Children of Paradise (France, 1945), Marcel Carné’s legendary drama of love, theater, and crime in 19th Century Paris, is an epic in every sense of the word. It opens and ends on a stage curtain, which rises to reveal the Boulevard of Crime, the theater district of 1830s Paris, where street performers and pickpockets alike ply their trade amidst the buskers and food vendors and civilians who have come to be entertained. It is an exhilarating sequence, lavishly executed by Carné with a huge recreation of the Boulevard and hundreds of extras moving through it, and Carné introduces the four central characters of his drama amidst the bustle: Garance (Arletty), the beauty who has no illusions about her talent and makes no excuses for her lifestyle; Lacenaire (Marcel Herrand), the cold-blooded criminal with the flair of a poet and ambition to become a playwright; Lemaître (Pierre Brasseur), the actor whose confidence and ego is as large as his talent; and Baptiste (Jean-Louis Barrault), the street mime who, without speaking a word, serves as witness to save an innocent Garance from being arrested as a pickpocket (she, of course, refuses to name the true criminal, Lemaître).
The three men, real life characters all, are thrown together in a fictional love quadrangle with the beautiful Garance and her (fictional) patron Count (Louis Salou), each in love with her in their own, somewhat imperfect ways. Garance loves only one but lives practically. She is up front and honest, plays no games and makes no apologies for the way she lives her life and Arletty moves through the film—through her world—with a grace and assurance that commands the attention of all men.
This tragic romance is about the love of art and theater as much as human love.
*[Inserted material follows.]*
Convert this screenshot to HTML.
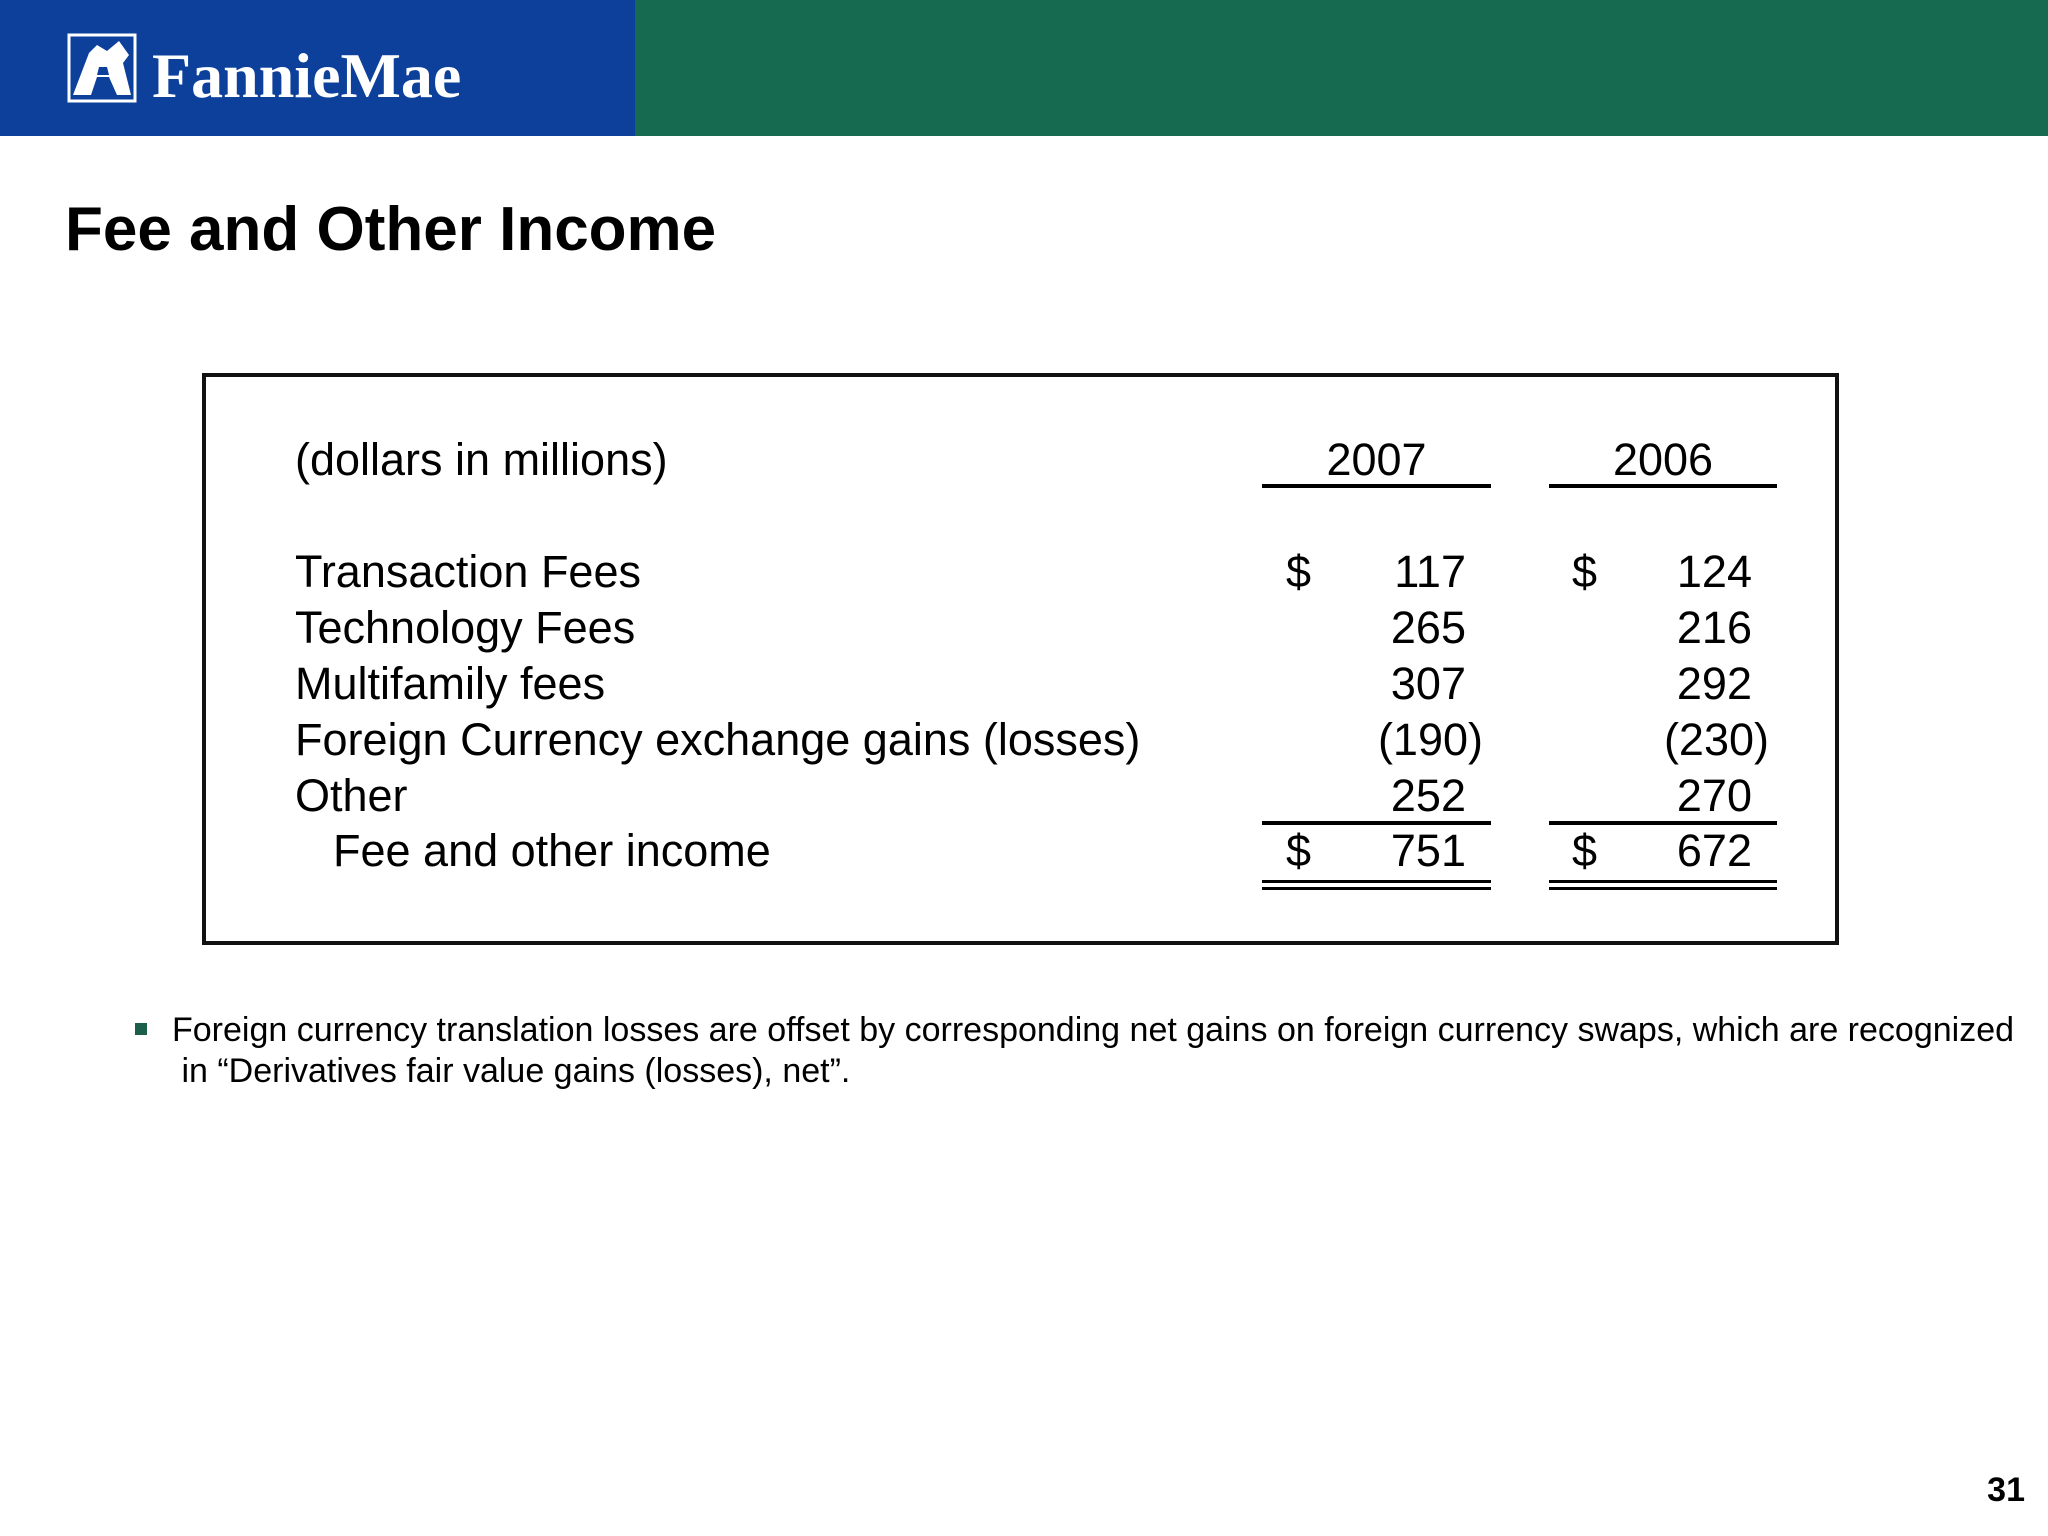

Forget that it is three hours long; every moment bursts with love and passion, and the amazing Boulevard du Crime recreation bustles with the activity of street performers and pickpockets, con-men and cops, prostitutes and rubberneckers. I don’t know that there is a comparable film with as many dense, full-developed, lovingly complicated characters, brought to life with such commitment by the performers. These are characters within characters, public personae adopted by artists as part of their identity. From the opening curtain, it is about the love of theater and the theater of love. As in a play, everyone make their entrances and exits with perfect timing. The script, by longtime Carné collaborator Jacques Prévert, is literate and witty, filled with delicious character contradictions and twists, and Carné plays with the theater of life throughout the film. It’s no coincidence that the dramatic revelation of a secret affair comes with the opening of curtains to reveal an intimate act to an audience.
The stage performers talk of “the gods,” which refers both to the upper balconies of the theater, the highest, farthest seats from the stage where the poorest patrons can afford seats, and to the lowly people themselves. It is these common folk that both Baptiste and Lemaît most respect, for their response is direct and pure. They crown theater stars. In many ways Children of Paradise plays to the gods.
Though today it is considered a French classic and a quintessential work of arthouse cinema, in its day it was a popular blockbuster, embraced and loved by high and low alike, and a soulful tribute to free France and the heart of art made, astoundingly, over the course of 18 months in the midst of the German occupation, and released in 1945, just two months after the Nazis were driven out. It was branded “The Gone With the Wind of France” in its American release, more for its popular success and historical subject matter and long running time (it runs over three hours and is broken into two separate parts with an intermission) than for sensibility. Children of Paradise is an epic, but it is an intimate drama set on a vast stage. It’s also love letter to the theater, to love lost, and to the panorama of 19th Century Paris.
Not rated, in French with English subtitles.
FilmStruck also presents many of the supplements of their Blu-ray and DVD release, including the documentaries “Once Upon a Time: Children of Paradise” and “The Birth of Children of Paradise,” a video essay, and an introduction by Terry Gilliam, plus a new hosted introduction by Alicia Malone.
Also on DVD and Blu-ray in deluxe Criterion editions and on SVOD through Amazon Video and other services. Availability may vary by service.
Children of Paradise (The Criterion Collection) [Blu-ray]
Children of Paradise (Criterion Collection) [DVD]
Criterion originally released Children of Paradise on DVD in 2002 but the film received an exhaustive restoration in France in 2011 and Criterion mastered its most recent DVD edition and the Blu-ray debut from this new restoration. Also new to this edition is the 2010 documentary “Once Upon a Time: Children of Paradise” on the making of the film, the 1967 German documentary “The Birth of Children of Paradise” (which features interviews with members of the cast and crew), and a visual essay on the film’s design by film writer Paul Ryan. Carried over from the earlier release is the commentary (Brian Stonehill on Part One, Charles Affron on Part Two) and a video introduction by Terry Gilliam (“There was a time when poetry and big budgets seem to go hand in hand, and we don’t allow that anymore”). Also features a booklet with an essay by film scholar Dudley Andrew and excerpts from a 1990 interview with director Marcel Carné.